Beim „Mainzer Hurenball“ kann ich sogar noch einen Schritt weiter gehen und, wie so viele andere, im Netz eine Anzeige schalten „Wer will mich denn begleiten und es beim Hurenball wild treiben? TG (Taschengeld) erwünscht“
In der Ankündigung heißt es
„An 364 Tagen im Jahr verstehen Menschen das Wort „Hure“ eher negativ. Doch an Fastnacht ist alles ein bisschen anders. Denn der Mainzer Hurenball ist eine feste Institution zur Weiberfastnacht geworden.“
An Fastnacht darf Frau also mal einfach „Hure spielen“ – und wenn sie will das Video hinterher auf die einschlägigen Videoportale stellen. Unter dem Stichwort „Mainzer Hurenball“ finden sich zumindest zahlreiche Treffer von der „geilen Nathalie“, zu „besoffenen Piss-Exzessen“ und „drunken gang bang“ – alles dabei.
Dass die Fastnachtszeit auch eine beliebte Zeit für den Einsatz von KO-Tropfen und für Vergewaltigungen ist, soll hier nicht unerwähnt bleiben. Im Zweifelsfall schiebt man das eben in bekannter Victim Blaming Manier den Opfern selbst in die Schuhe:
„Es gibt 14-, 15-Jährige, die werden Opfer sexueller Übergriffe, die wissen nicht mehr, was sie tun, wenn sie volltrunken auf dem Rosenmontagszug herumfallen.“ (Wiesbadener Kurier)
Problem gelöst: Jugendliche sollen einfach weniger trinken, nicht etwa Männer weniger sexuell übergriffig werden.

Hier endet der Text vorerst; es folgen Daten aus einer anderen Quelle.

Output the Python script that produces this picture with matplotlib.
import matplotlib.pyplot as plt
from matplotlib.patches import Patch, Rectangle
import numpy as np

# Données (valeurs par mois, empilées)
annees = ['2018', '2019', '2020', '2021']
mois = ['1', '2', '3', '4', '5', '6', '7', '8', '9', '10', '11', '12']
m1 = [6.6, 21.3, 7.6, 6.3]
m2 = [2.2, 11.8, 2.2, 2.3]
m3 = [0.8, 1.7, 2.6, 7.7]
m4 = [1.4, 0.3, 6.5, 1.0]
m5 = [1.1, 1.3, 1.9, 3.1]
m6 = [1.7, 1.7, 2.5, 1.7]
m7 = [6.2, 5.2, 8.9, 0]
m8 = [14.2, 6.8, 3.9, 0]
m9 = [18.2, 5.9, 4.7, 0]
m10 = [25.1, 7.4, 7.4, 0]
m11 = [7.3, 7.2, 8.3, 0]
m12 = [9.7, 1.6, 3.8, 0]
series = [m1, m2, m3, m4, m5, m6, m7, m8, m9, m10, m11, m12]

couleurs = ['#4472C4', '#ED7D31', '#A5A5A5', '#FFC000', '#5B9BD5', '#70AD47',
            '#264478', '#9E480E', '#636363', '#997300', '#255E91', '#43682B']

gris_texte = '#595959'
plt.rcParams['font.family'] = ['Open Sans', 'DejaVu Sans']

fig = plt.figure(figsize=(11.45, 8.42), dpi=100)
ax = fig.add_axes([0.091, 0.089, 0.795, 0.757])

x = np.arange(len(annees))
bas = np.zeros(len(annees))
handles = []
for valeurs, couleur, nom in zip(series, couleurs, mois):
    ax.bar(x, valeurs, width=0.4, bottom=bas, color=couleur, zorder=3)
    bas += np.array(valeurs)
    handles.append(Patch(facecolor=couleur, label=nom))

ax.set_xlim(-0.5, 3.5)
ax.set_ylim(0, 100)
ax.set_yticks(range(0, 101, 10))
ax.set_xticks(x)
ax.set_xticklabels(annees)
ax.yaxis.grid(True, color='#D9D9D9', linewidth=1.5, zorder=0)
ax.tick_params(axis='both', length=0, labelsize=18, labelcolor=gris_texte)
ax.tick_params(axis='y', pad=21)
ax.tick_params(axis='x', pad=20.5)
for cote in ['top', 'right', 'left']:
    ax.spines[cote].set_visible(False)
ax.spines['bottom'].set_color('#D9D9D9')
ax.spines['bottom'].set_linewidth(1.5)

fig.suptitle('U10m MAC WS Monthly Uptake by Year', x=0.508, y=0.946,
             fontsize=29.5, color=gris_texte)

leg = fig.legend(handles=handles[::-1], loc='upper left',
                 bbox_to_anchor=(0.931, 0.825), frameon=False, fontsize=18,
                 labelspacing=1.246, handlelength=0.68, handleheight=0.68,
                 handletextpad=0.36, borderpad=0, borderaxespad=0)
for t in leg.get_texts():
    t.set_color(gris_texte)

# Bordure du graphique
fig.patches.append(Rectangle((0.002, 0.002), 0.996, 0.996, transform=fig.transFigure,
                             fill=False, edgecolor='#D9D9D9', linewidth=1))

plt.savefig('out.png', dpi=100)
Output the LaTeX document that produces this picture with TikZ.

Nun zu einem anderen Aspekt: dem Rassismus
In Frankfurt beispielsweise gibt es einen Carnevalsverein, der sich „Die Kameruner“ nennt. Die hielten noch bis vor wenigen Jahren ihre „Negersitzung“ ab und sprangen braun angemalt im Baströckchen auf der Bühne herum.

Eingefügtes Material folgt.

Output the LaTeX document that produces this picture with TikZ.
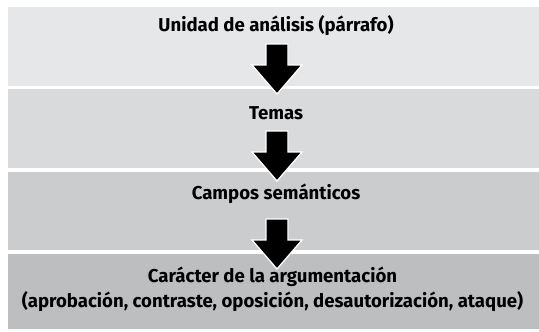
\documentclass[tikz,border=0pt]{standalone}
\usepackage{fontspec}
\setmainfont{Fira Sans}
\begin{document}
\begin{tikzpicture}[x=1pt,y=-1pt,
  band/.style={fill=#1, draw=none, anchor=north west, inner sep=0pt, minimum width=533pt},
  label/.style={font=\bfseries\fontsize{18.6}{24.5}\selectfont, inner sep=0pt, align=center},
  downarrow/.pic={\draw[fill=black, draw=white, line width=1.3pt, line join=miter]
      (-11,0) -- (11,0) -- (11,21) -- (25,21) -- (0,50) -- (-25,21) -- (-11,21) -- cycle;}
]
\useasboundingbox[fill=white] (0,0) rectangle (539,332);
\definecolor{g1}{HTML}{E6E7E8}
\definecolor{g2}{HTML}{D9DADB}
\definecolor{g3}{HTML}{CBCCCD}
\definecolor{g4}{HTML}{BDBEC0}
\node[band=g1, minimum height=79pt] (b1) at (8,7) {};
\node[band=g2, minimum height=79pt] (b2) at (8,89) {};
\node[band=g3, minimum height=78.5pt] (b3) at (8,171.5) {};
\node[band=g4, minimum height=75pt] (b4) at (8,254) {};
\node[label] (t1) at (276,26) {Unidad de análisis (párrafo)};
\node[label] (t2) at (276,113) {Temas};
\node[label] (t3) at (276,194) {Campos semánticos};
\node[label] (t4) at (272.5,289.5) {Carácter de la argumentación\\(aprobación, contraste, oposición, desautorización, ataque)};
\coordinate (a1) at (277,44);
\coordinate (a2) at (277,131);
\coordinate (a3) at (277,219);
\pic at (a1) {downarrow};
\pic at (a2) {downarrow};
\pic at (a3) {downarrow};
\end{tikzpicture}
\end{document}
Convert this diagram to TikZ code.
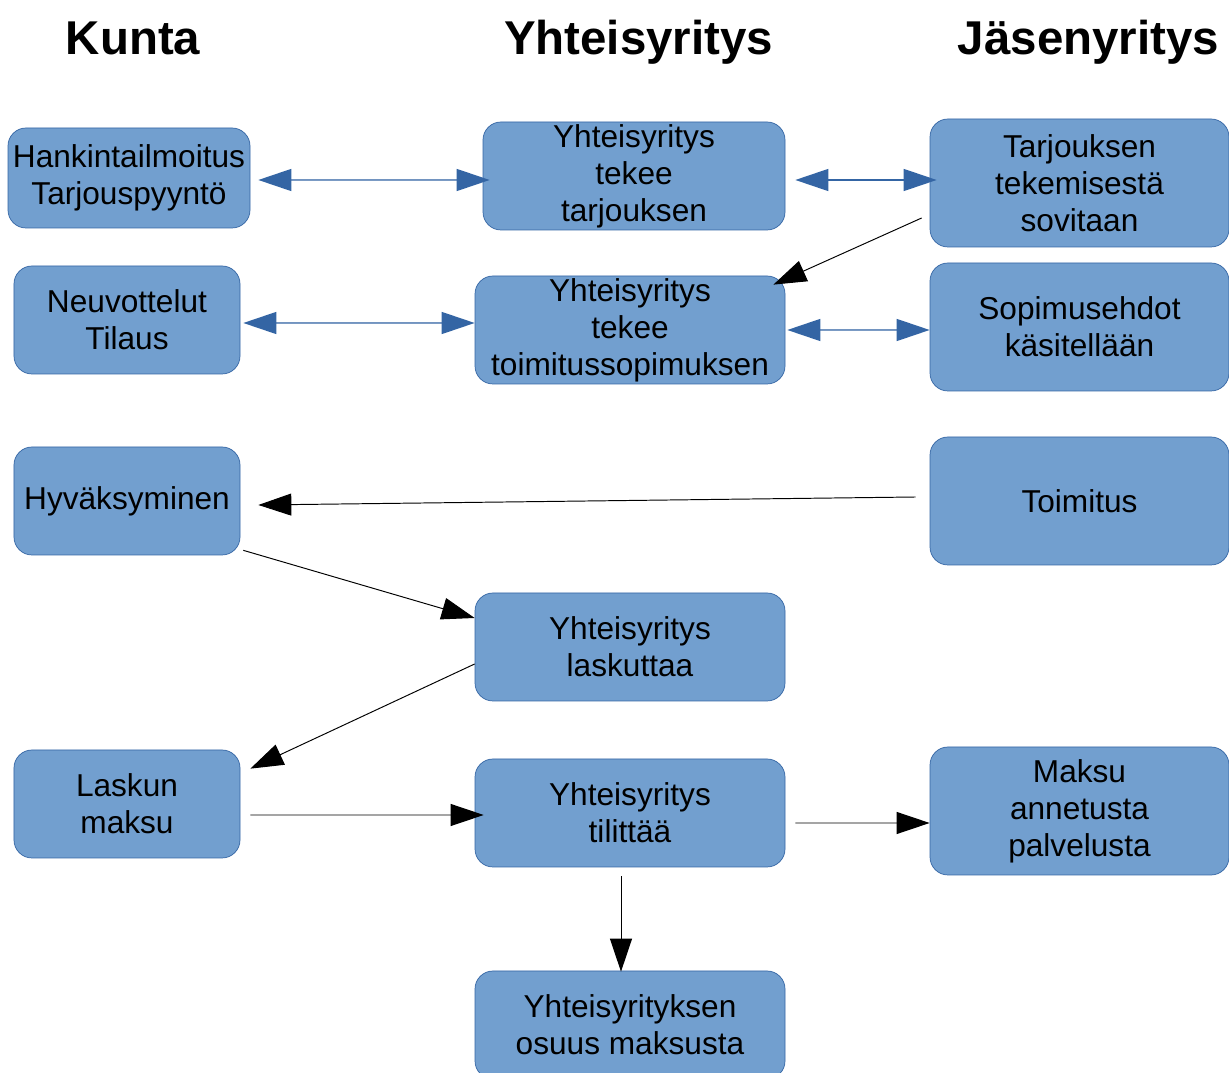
\documentclass[tikz,border=0pt]{standalone}
\usepackage{fontspec}
\setmainfont{Liberation Sans}
\usetikzlibrary{arrows.meta}

\definecolor{boxfill}{HTML}{729FCF}
\definecolor{boxline}{HTML}{3465A4}

\begin{document}
\begin{tikzpicture}[
  font=\fontsize{18}{21}\selectfont,
  box/.style={draw=boxline, fill=boxfill, rounded corners=0.36cm, minimum width=6.2cm, minimum height=2.16cm, inner sep=0pt, align=center},
  tallbox/.style={box, minimum width=5.98cm, minimum height=2.56cm},
  head/.style={font=\fontsize{27}{32}\selectfont\bfseries, anchor=base},
  arrow/.style={-{Triangle[length=0.66cm,width=0.44cm]}, line width=0.55pt},
  biarrow/.style={{Triangle[length=0.66cm,width=0.44cm]}-{Triangle[length=0.66cm,width=0.44cm]}, draw=boxline, fill=boxline, line width=0.8pt},
]
\useasboundingbox (0,0) rectangle (24.58,-21.46);

% Column headings
\node[head] (kunta) at (2.66,-1.1) {Kunta};
\node[head] (yhteis) at (12.77,-1.1) {Yhteisyritys};
\node[head] (jasen) at (21.77,-1.1) {Jäsenyritys};

% Kunta
\node[box, minimum width=4.84cm, minimum height=2cm] (hank) at (2.58,-3.56) {Hankintailmoitus\\Tarjouspyyntö};
\node[box, minimum width=4.52cm] (neuv) at (2.54,-6.40) {Neuvottelut\\Tilaus};
\node[box, minimum width=4.52cm] (hyva) at (2.54,-10.02) {Hyväksyminen};
\node[box, minimum width=4.52cm] (lasku) at (2.54,-16.08) {Laskun\\maksu};

% Yhteisyritys
\node[box, minimum width=6.04cm] (tarjous) at (12.68,-3.52) {Yhteisyritys\\tekee\\tarjouksen};
\node[box] (sopimus) at (12.60,-6.60) {Yhteisyritys\\tekee\\toimitussopimuksen};
\node[box] (laskuttaa) at (12.60,-12.94) {Yhteisyritys\\laskuttaa};
\node[box] (tilittaa) at (12.60,-16.26) {Yhteisyritys\\tilittää};
\node[box] (osuus) at (12.60,-20.50) {Yhteisyrityksen\\osuus maksusta};

% Jasenyritys
\node[tallbox] (sovitaan) at (21.59,-3.66) {Tarjouksen\\tekemisestä\\sovitaan};
\node[tallbox] (ehdot) at (21.59,-6.54) {Sopimusehdot\\käsitellään};
\node[tallbox] (toimitus) at (21.59,-10.02) {Toimitus};
\node[tallbox] (maksu) at (21.59,-16.22) {Maksu\\annetusta\\palvelusta};

% Two-way arrows
\draw[biarrow] ([xshift=0.16cm,yshift=-0.04cm]hank.east) -- ([xshift=0.14cm,yshift=-0.08cm]tarjous.west);
\draw[biarrow] ([xshift=0.2cm,yshift=-0.08cm]tarjous.east) -- ([xshift=0.14cm,yshift=0.06cm]sovitaan.west);
\draw[biarrow] ([xshift=0.06cm,yshift=-0.06cm]neuv.east) -- ([yshift=0.14cm]sopimus.west);
\draw[biarrow] ([xshift=0.04cm]sopimus.east) -- ([yshift=-0.06cm]ehdot.west);

% One-way arrows
\draw[arrow] ([xshift=-0.16cm,yshift=-0.7cm]sovitaan.west) -- ([xshift=-0.24cm,yshift=-0.18cm]sopimus.north east);
\draw[arrow] ([xshift=-0.28cm,yshift=0.08cm]toimitus.west) -- ([xshift=0.36cm,yshift=-0.08cm]hyva.east);
\draw[arrow] ([xshift=0.06cm,yshift=0.1cm]hyva.south east) -- ([yshift=0.58cm]laskuttaa.west);
\draw[arrow] ([yshift=-0.34cm]laskuttaa.west) -- ([xshift=0.2cm,yshift=-0.38cm]lasku.north east);
\draw[arrow] ([xshift=0.2cm,yshift=-0.22cm]lasku.east) -- ([xshift=0.18cm,yshift=-0.04cm]tilittaa.west);
\draw[arrow] ([xshift=0.2cm,yshift=-0.2cm]tilittaa.east) -- ([yshift=-0.24cm]maksu.west);
\draw[arrow] ([xshift=-0.18cm,yshift=-0.18cm]tilittaa.south) -- ([xshift=-0.18cm,yshift=-0.02cm]osuus.north);

\end{tikzpicture}
\end{document}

Auch wenn die Sitzung, vor allem wegen des Protests der „Initiative Schwarze Menschen in Deutschland“ inzwischen umbenannt wurde in „Hulla Rumba Sitzung“ – wirklich verstanden wurde die Kritik nicht. Blackfacing findet nach wie vor statt – und der 1922 gegründete Verein macht natürlich auch keine Anleihen an den Kolonialismus der Deutschen in Kamerun. NEEEIEN, wer kommt denn auf solche abwegigen Ideen?
Laut Aussagen von Kostümläden sind die beliebtesten und am schnellsten vergriffenen Kostüme „Zigeunerin“ (klassisch und sexy), „der Mohr“, „Native American“ oder auch, Achtung kombiniert mit Homophobie, “die Afrotucken“.

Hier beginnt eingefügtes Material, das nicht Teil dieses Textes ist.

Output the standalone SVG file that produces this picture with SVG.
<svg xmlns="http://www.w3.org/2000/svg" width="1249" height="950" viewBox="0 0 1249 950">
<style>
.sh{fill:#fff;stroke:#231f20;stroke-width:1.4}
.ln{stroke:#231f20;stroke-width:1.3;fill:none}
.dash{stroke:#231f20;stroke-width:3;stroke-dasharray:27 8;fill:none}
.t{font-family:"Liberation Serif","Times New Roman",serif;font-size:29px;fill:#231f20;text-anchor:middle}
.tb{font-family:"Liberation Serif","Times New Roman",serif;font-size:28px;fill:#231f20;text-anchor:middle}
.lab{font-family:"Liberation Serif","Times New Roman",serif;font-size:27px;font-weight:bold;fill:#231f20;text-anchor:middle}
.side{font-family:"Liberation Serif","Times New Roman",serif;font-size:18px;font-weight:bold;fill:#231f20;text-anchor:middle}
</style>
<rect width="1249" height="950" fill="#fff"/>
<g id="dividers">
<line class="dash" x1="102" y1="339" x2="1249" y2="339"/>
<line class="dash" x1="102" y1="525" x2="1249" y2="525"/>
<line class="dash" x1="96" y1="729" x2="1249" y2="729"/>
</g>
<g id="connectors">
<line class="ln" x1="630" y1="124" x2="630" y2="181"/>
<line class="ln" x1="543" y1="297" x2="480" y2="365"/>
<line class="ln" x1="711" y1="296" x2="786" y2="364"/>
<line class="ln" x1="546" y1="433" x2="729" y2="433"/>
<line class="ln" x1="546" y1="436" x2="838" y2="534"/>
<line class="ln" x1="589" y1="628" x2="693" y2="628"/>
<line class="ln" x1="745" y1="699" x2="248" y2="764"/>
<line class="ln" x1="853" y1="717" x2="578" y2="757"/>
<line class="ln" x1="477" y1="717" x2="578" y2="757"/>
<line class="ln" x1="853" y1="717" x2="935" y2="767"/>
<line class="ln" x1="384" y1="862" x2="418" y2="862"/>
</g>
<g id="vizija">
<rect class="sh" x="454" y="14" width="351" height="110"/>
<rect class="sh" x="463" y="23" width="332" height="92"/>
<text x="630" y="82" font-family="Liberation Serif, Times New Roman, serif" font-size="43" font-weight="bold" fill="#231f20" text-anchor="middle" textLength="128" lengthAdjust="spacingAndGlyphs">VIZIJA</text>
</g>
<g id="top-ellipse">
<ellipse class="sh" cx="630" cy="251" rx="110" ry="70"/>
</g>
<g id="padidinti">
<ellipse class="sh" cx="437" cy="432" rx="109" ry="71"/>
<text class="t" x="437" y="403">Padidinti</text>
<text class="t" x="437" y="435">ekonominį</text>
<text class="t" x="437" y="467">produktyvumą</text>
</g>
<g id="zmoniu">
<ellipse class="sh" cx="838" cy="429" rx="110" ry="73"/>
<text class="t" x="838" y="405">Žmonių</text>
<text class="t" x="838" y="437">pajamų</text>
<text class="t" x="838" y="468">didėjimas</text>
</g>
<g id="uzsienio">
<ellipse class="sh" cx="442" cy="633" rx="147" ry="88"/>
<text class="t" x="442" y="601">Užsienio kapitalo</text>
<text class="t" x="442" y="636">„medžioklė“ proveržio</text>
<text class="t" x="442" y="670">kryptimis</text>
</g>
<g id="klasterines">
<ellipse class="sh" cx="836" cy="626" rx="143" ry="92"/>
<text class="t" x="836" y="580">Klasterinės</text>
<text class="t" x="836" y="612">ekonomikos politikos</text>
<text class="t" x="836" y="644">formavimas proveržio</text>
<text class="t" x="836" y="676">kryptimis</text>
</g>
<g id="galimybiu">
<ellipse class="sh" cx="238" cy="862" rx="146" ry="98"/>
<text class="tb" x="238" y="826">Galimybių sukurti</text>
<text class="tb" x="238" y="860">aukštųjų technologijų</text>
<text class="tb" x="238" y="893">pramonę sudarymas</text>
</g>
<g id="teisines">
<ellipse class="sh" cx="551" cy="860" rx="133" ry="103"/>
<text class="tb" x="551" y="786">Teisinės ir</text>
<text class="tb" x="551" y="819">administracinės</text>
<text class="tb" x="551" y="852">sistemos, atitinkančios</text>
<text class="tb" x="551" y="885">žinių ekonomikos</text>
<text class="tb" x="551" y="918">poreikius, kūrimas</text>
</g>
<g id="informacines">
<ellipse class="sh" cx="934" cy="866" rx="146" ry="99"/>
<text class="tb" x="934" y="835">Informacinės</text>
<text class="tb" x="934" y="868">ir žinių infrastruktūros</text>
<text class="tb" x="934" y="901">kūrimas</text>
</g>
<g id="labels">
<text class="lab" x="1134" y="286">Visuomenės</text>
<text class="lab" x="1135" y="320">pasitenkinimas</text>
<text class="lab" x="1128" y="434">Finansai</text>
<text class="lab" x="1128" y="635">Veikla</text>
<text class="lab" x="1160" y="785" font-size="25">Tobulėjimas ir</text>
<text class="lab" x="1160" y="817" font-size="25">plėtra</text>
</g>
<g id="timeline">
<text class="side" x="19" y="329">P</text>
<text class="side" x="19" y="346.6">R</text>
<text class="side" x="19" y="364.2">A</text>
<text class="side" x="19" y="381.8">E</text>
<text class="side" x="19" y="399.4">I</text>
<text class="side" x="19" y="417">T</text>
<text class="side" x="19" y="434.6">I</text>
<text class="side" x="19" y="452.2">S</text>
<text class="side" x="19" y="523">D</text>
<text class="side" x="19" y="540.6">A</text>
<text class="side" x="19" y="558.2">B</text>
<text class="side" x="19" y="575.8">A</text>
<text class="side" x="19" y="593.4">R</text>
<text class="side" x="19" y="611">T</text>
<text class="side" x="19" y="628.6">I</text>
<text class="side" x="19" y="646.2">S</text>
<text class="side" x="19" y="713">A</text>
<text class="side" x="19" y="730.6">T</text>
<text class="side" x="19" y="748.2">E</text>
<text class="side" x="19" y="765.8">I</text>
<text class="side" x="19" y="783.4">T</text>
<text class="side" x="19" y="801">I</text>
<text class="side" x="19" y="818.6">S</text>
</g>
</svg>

Übrigens beim Kostüm der Zigeuner-Wahrsagerin schließt sich dann der Kreis wieder:
„Zu dieser Wahrsagerin kommen hauptsächlich männliche Kunden – und auch diese nur nebensächlich wegen Ratschlägen zu ihrer Zukunft.“ http://www.phaeoshop.de/fasching/Karnevalskost%25FCme%2BKlassiker/?seite=3
Interessant ist immer wieder festzustellen, dass selbst eingefleischte AntifaschistInnen von Kritik an diesen zweifelhaften Verhaltensmustern nichts wissen wollen. Wenn es um Fastnacht geht ist political correctness nicht besonders gefragt.
„Kein Narr will irgendwen beleidigen, alles Jux und Tollerei“ – ach was sind wir doch wieder für verklemmte und spießige Spaßbremsen.